We arrived in town on the V&T Railway, a restoration of part of the Virginia and Truckee Railroad from Carson City into Virginia City. The V&T connected Virginia City with Carson City and Reno and, thereby, with the Central Pacific line of the transcontinental railroad. It facilitated not just the export of silver and the importation of goods but also the movement of people and ideas. Entrepreneurs, entertainers, and opportunists arrived with increasing frequency, broadening the town’s social fabric and diversifying its economy—if only temporarily.
The railroad also hastened Virginia City’s alignment with national markets and culture. It enabled the import of luxuries that seemed absurdly out of place in a desert mining town: French wines, Eastern newspapers, and Parisian fashions. For a brief time, the frontier had all the trappings of metropolitan grandeur. Some of this still seems to remain in the town.
Like all boomtowns, Virginia City was prey to the very forces that created it. By the late 1870s, the silver veins had begun to yield less, and the economic downturn of the Panic of 1873 hastened the town’s decline. The mines closed, people left, and many of the once-vibrant institutions fell into disrepair.
Fires also played a destructive role. The Great Fire of 1875 devastated much of the town, though it was rapidly rebuilt. But even restoration could not halt the inevitable ebb of mining prosperity. The once-lavish hotels emptied, the saloons grew quiet, and the streets lost their lustre.
By the early 20th century, Virginia City had become a shadow of its former self, populated by a few hundred residents, with dusty ghosts of its past grandeur lingering in empty storefronts and half-collapsed homes.
During the 20th century, particularly after World War II, the town began to rebrand itself as a living museum of the Old West. Tourists replaced miners, and heritage supplanted silver as the town’s chief commodity. The preservation of its historic buildings—many of them registered landmarks—helped secure its reputation as one of the most authentically preserved mining towns in the United States.
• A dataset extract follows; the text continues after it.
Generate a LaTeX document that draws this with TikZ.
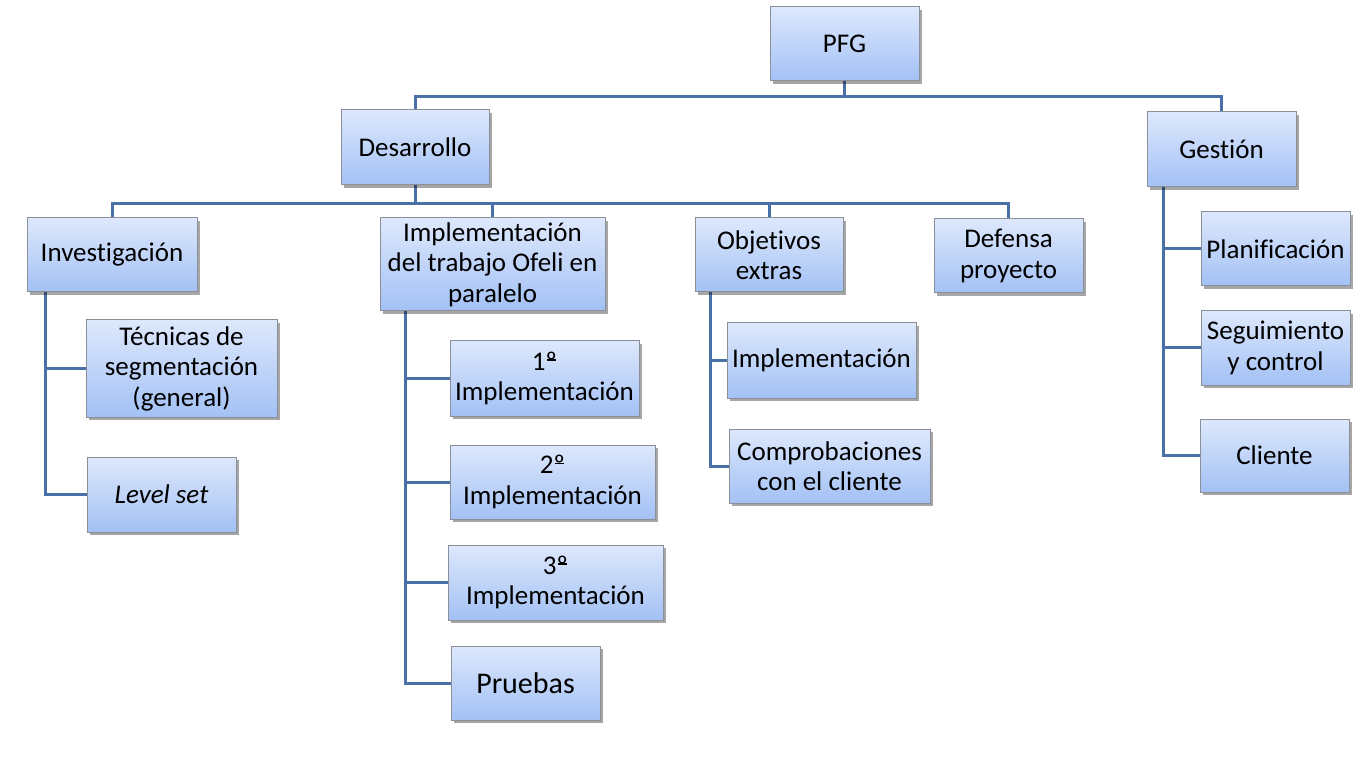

Virginia City has preserved not only its architecture but also some of its attitude. The town embraces its theatrical heritage, hosting reenactments, costume parades, and festivals that celebrate its origins. The distinction between myth and history is not only blurred but trampled upon. In many ways, the town serves as a recreation of Roughing It, artfully intertwining fact and fiction to create a captivating narrative—one that is not always entirely accurate.